**WHAT YOU ARE ASKED TO DO**: Please transcribe the data below exactly. Leave the pictures out.

**MATERIAL PROVIDED**:
• • • •

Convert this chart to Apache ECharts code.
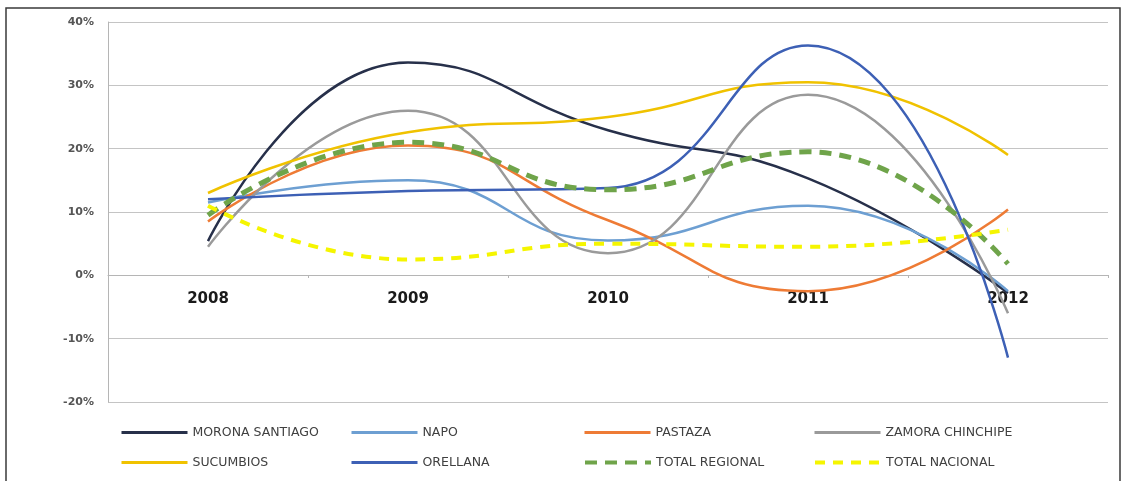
<!DOCTYPE html>
<html>
<head>
<meta charset="utf-8">
<title>Variación anual por provincia</title>
<script src="https://cdn.jsdelivr.net/npm/echarts@6/dist/echarts.min.js"></script>
<style>
    html, body { margin: 0; padding: 0; background: #fff; }
    #chart { width: 1125px; height: 481px; }
</style>
</head>
<body>
<div id="chart"></div>
<script>
// años
const years = ['2008', '2009', '2010', '2011', '2012']
const yTicks = [-20, -10, 0, 10, 20, 30, 40] // %

// variación (%)
const moronaSantiago = [5.4, 33.6, 22.9, 15.3, -2.8]
const napo = [11.5, 15.0, 5.5, 11.0, -2.5]
const pastaza = [8.5, 20.5, 8.7, -2.5, 10.4]
const zamoraChinchipe = [4.5, 26.0, 3.5, 28.5, -6.0]
const sucumbios = [13.0, 22.6, 25.0, 30.5, 19.0]
const orellana = [12.0, 13.3, 13.8, 36.3, -13.0]
const totalRegional = [9.5, 21.0, 13.5, 19.5, 1.8]
const totalNacional = [11.0, 2.5, 5.0, 4.5, 7.2]

const chart = echarts.init(document.getElementById('chart'))

function line(name, data, color, width, dash) {
    return {
        name: name,
        type: 'line',
        data: data,
        smooth: 0.5,
        symbol: 'none',
        lineStyle: {
            color: color,
            width: width,
            type: dash || 'solid',
        },
        itemStyle: { color: color },
        z: 3,
    }
}

const series = [
    line('MORONA SANTIAGO', moronaSantiago, '#27304a', 2.5),
    line('NAPO', napo, '#6d9fd2', 2.5),
    line('PASTAZA', pastaza, '#ee7b35', 2.5),
    line('ZAMORA CHINCHIPE', zamoraChinchipe, '#9a9a9a', 2.5),
    line('SUCUMBIOS', sucumbios, '#f0c200', 2.5),
    line('ORELLANA', orellana, '#3d60b5', 2.5),
    line('TOTAL REGIONAL', totalRegional, '#6fa44a', 5, [12, 8]),
    line('TOTAL NACIONAL', totalNacional, '#f5f500', 4, [10, 8]),
]

// leyenda en 4 columnas x 2 filas
const legendCols = [115, 345, 578, 808]
const legendRows = [421, 451]
const legends = series.map((s, i) => ({
    data: [s.name],
    left: legendCols[i % 4],
    top: legendRows[Math.floor(i / 4)],
    itemWidth: 66,
    itemHeight: 14,
    itemGap: 0,
    itemStyle: { opacity: 0 }, // sin marcador, solo la línea
    lineStyle: { width: s.lineStyle.type === 'solid' ? 3 : 4 },
    textStyle: {
        fontFamily: 'DejaVu Sans',
        fontSize: 12.5,
        color: '#404040',
    },
}))

chart.setOption({
    animation: false,
    backgroundColor: '#fff',
    graphic: [
        {
            type: 'rect',
            shape: { x: 6, y: 8, width: 1114, height: 480 },
            style: { fill: 'none', stroke: '#3a3a3a', lineWidth: 1.5 },
            silent: true,
        },
    ],
    grid: {
        left: 108,
        right: 17,
        top: 22,
        bottom: 79,
    },
    legend: legends,
    xAxis: {
        type: 'category',
        data: years,
        boundaryGap: true,
        position: 'bottom',
        offset: -127, // eje en 0%
        axisLine: {
            onZero: false,
            lineStyle: { color: '#b5b5b5', width: 1 },
        },
        axisTick: {
            show: true,
            length: 3,
            lineStyle: { color: '#b5b5b5' },
        },
        axisLabel: {
            margin: 17,
            fontFamily: 'DejaVu Sans',
            fontWeight: 'bold',
            fontSize: 15,
            color: '#1a1a1a',
        },
    },
    yAxis: {
        type: 'value',
        min: yTicks[0],
        max: yTicks[yTicks.length - 1],
        interval: 10,
        axisLine: {
            show: true,
            lineStyle: { color: '#b5b5b5' },
        },
        axisTick: { show: false },
        splitLine: {
            lineStyle: { color: '#c4c4c4', width: 1 },
        },
        axisLabel: {
            formatter: '{value}%',
            margin: 14,
            fontFamily: 'DejaVu Sans',
            fontWeight: 'bold',
            fontSize: 11,
            color: '#555',
        },
    },
    series: series,
})
</script>
</body>
</html>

• • • •

**TASK SOLUTION**:
Convert this chart to Apache ECharts code.
<!DOCTYPE html>
<html>
<head>
<meta charset="utf-8">
<title>Variación anual por provincia</title>
<script src="https://cdn.jsdelivr.net/npm/echarts@6/dist/echarts.min.js"></script>
<style>
    html, body { margin: 0; padding: 0; background: #fff; }
    #chart { width: 1125px; height: 481px; }
</style>
</head>
<body>
<div id="chart"></div>
<script>
// años
const years = ['2008', '2009', '2010', '2011', '2012']
const yTicks = [-20, -10, 0, 10, 20, 30, 40] // %

// variación (%)
const moronaSantiago = [5.4, 33.6, 22.9, 15.3, -2.8]
const napo = [11.5, 15.0, 5.5, 11.0, -2.5]
const pastaza = [8.5, 20.5, 8.7, -2.5, 10.4]
const zamoraChinchipe = [4.5, 26.0, 3.5, 28.5, -6.0]
const sucumbios = [13.0, 22.6, 25.0, 30.5, 19.0]
const orellana = [12.0, 13.3, 13.8, 36.3, -13.0]
const totalRegional = [9.5, 21.0, 13.5, 19.5, 1.8]
const totalNacional = [11.0, 2.5, 5.0, 4.5, 7.2]

const chart = echarts.init(document.getElementById('chart'))

function line(name, data, color, width, dash) {
    return {
        name: name,
        type: 'line',
        data: data,
        smooth: 0.5,
        symbol: 'none',
        lineStyle: {
            color: color,
            width: width,
            type: dash || 'solid',
        },
        itemStyle: { color: color },
        z: 3,
    }
}

const series = [
    line('MORONA SANTIAGO', moronaSantiago, '#27304a', 2.5),
    line('NAPO', napo, '#6d9fd2', 2.5),
    line('PASTAZA', pastaza, '#ee7b35', 2.5),
    line('ZAMORA CHINCHIPE', zamoraChinchipe, '#9a9a9a', 2.5),
    line('SUCUMBIOS', sucumbios, '#f0c200', 2.5),
    line('ORELLANA', orellana, '#3d60b5', 2.5),
    line('TOTAL REGIONAL', totalRegional, '#6fa44a', 5, [12, 8]),
    line('TOTAL NACIONAL', totalNacional, '#f5f500', 4, [10, 8]),
]

// leyenda en 4 columnas x 2 filas
const legendCols = [115, 345, 578, 808]
const legendRows = [421, 451]
const legends = series.map((s, i) => ({
    data: [s.name],
    left: legendCols[i % 4],
    top: legendRows[Math.floor(i / 4)],
    itemWidth: 66,
    itemHeight: 14,
    itemGap: 0,
    itemStyle: { opacity: 0 }, // sin marcador, solo la línea
    lineStyle: { width: s.lineStyle.type === 'solid' ? 3 : 4 },
    textStyle: {
        fontFamily: 'DejaVu Sans',
        fontSize: 12.5,
        color: '#404040',
    },
}))

chart.setOption({
    animation: false,
    backgroundColor: '#fff',
    graphic: [
        {
            type: 'rect',
            shape: { x: 6, y: 8, width: 1114, height: 480 },
            style: { fill: 'none', stroke: '#3a3a3a', lineWidth: 1.5 },
            silent: true,
        },
    ],
    grid: {
        left: 108,
        right: 17,
        top: 22,
        bottom: 79,
    },
    legend: legends,
    xAxis: {
        type: 'category',
        data: years,
        boundaryGap: true,
        position: 'bottom',
        offset: -127, // eje en 0%
        axisLine: {
            onZero: false,
            lineStyle: { color: '#b5b5b5', width: 1 },
        },
        axisTick: {
            show: true,
            length: 3,
            lineStyle: { color: '#b5b5b5' },
        },
        axisLabel: {
            margin: 17,
            fontFamily: 'DejaVu Sans',
            fontWeight: 'bold',
            fontSize: 15,
            color: '#1a1a1a',
        },
    },
    yAxis: {
        type: 'value',
        min: yTicks[0],
        max: yTicks[yTicks.length - 1],
        interval: 10,
        axisLine: {
            show: true,
            lineStyle: { color: '#b5b5b5' },
        },
        axisTick: { show: false },
        splitLine: {
            lineStyle: { color: '#c4c4c4', width: 1 },
        },
        axisLabel: {
            formatter: '{value}%',
            margin: 14,
            fontFamily: 'DejaVu Sans',
            fontWeight: 'bold',
            fontSize: 11,
            color: '#555',
        },
    },
    series: series,
})
</script>
</body>
</html>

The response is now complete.